The implementation of the stamp duty was expected in January but postponed to April and then to July. Here's how it will impact MF investors.
Whom it’s applicable?
The stamp duty is applicable to all categories of investors including individuals, NRIs, corporates and non-individuals. It will be applicable to all categories of MF schemes related to equity, debt, liquid and more. An issue of units includes purchase, switch-in, and dividend reinvestment, whereas a transfer implies off-market transactions. Investors who issued units in liquid and overnight funds besides those short-term holding of fewer than 30 days are likely to be most affected.
What type of transactions will be impacted?
The stamp duty will be applicable to all kinds of mutual fund purchases, including lump sum, SIP, STP and dividend reinvestment.
Mutual Fund shall deduct the stamp duty from the subscription amount paid by the investor and allot units for the balance amount.
For instance, if you have invested Rs 1 lakh amount in MF and the transaction charge is Rs 100 then the net purchase cost is Rs 1,00,100. However, the stamp duty will be imposed on Rs 1 lakh and not on Rs 1,00,100. At 0.005 percent it will come to Rs 5.

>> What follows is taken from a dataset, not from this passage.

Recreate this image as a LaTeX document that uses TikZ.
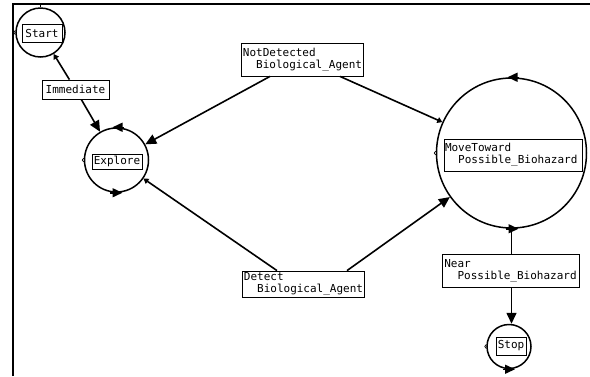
\documentclass[tikz,border=0pt]{standalone}
\usepackage{fontspec}
\newfontfamily\lbfont{DejaVu Sans Mono}
\usetikzlibrary{arrows.meta}
\begin{document}
\begin{tikzpicture}[x=1pt,y=1pt,
  state/.style={circle, draw, line width=1.5pt, inner sep=0pt},
  lbl/.style={draw, line width=0.8pt, fill=white, font=\lbfont\fontsize{11}{12}\selectfont, inner xsep=1pt, inner ysep=1pt, align=left},
  conn/.style={line width=1.6pt},
  tip/.style={-{Triangle[length=11pt,width=10pt]}},
  tail/.style={{Triangle[length=5pt,width=6pt]}-},
  tailtip/.style={{Triangle[length=5pt,width=6pt]}-{Triangle[length=11pt,width=10pt]}},
  mk/.style={line width=1.5pt, -{Triangle[length=10pt,width=9pt]}},
  tick/.style={line width=0.7pt}
]
\useasboundingbox (0,0) rectangle (590,-376);
\draw[line width=1.3pt] (13,-376) -- (13,-4) -- (590,-4);

% states
\node[state, minimum size=49pt] (start) at (40.5,-32.5) {};
\node[state, minimum size=64pt] (explore) at (116.5,-160) {};
\node[state, minimum size=150pt] (move) at (511.5,-153) {};
\node[state, minimum size=44pt] (stop) at (509,-346.5) {};

% circle markers
\draw[tick] (start.north) -- ++(0,2);
\draw[tick] ([yshift=-2pt]start.west) -- ++(-1.5,2) -- ++(1.5,2);
\draw[tick] ([yshift=-2pt]explore.west) -- ++(-1.5,2) -- ++(1.5,2);
\draw[tick] ([yshift=-2pt]move.west) -- ++(-1.5,2) -- ++(1.5,2);
\draw[tick] ([yshift=-2pt]stop.west) -- ++(-1.5,2) -- ++(1.5,2);
\draw[mk] ([xshift=7pt]explore.north) -- ([xshift=-4pt]explore.north);
\draw[mk] ([xshift=-7pt]explore.south) -- ([xshift=6pt]explore.south);
\draw[mk] ([xshift=7pt]move.north) -- ([xshift=-4pt]move.north);
\draw[mk] ([xshift=-6pt]move.south) -- ([xshift=7pt]move.south);
\draw[mk] ([xshift=-6pt]stop.south) -- ([xshift=6pt]stop.south);

% labels
\node[lbl, minimum width=40pt, minimum height=18pt] (startL) at (42,-33) {Start};
\node[lbl, minimum width=67pt, minimum height=19pt] (imm) at (75.5,-89.5) {Immediate};
\node[lbl, minimum width=50pt, minimum height=15pt] (exploreL) at (117,-161.5) {Explore};
\node[lbl, minimum width=30pt, minimum height=18pt] (stopL) at (511,-346) {Stop};
\node[lbl, minimum height=33pt] (nd) at (302.5,-59.5) {NotDetected\\\phantom{xx}Biological\_Agent};
\node[lbl, minimum height=26pt] (det) at (303.5,-284) {Detect\\\phantom{xx}Biological\_Agent};
\node[lbl, text width=136pt, minimum height=32pt] (moveL) at (513,-155) {MoveToward\\\phantom{xx}Possible\_Biohazard};
\node[lbl, minimum width=137pt, minimum height=33pt] (near) at (510.5,-270.5) {Near\\\phantom{xx}Possible\_Biohazard};

% connectors
\draw[conn, tail] (start) -- (imm);
\draw[conn, tip] (imm) -- (explore);
\draw[conn, tail] (move) -- ([xshift=37.5pt]nd.south);
\draw[conn, tip] ([xshift=-32.5pt]nd.south) -- (explore);
\draw[conn, tail] (explore) -- ([xshift=-26.5pt]det.north);
\draw[conn, tip] ([xshift=43.5pt]det.north) -- (move);
\draw[conn] (move.south) -- (move.south |- near.north);
\draw[conn, tip] (near.south -| move.south) -- (stop.north -| move.south);
\end{tikzpicture}
\end{document}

It is applicable to direct and regular plans. Also, note for example if you have bought units of a fund of Rs1 lakh then Rs 5 will be deducted from the amount invested and you will be allotted units for Rs 99,995 only, as per the Morning Star analysis.
It is to be noted that the stamp duty is not applicable to the redemption of units or transfer of units from broker account to investor account as no consideration is involved. Retail investors are not typically invested in overnight funds and prefer liquid funds. It is most likely to impact the short holding periods of 90 days or less.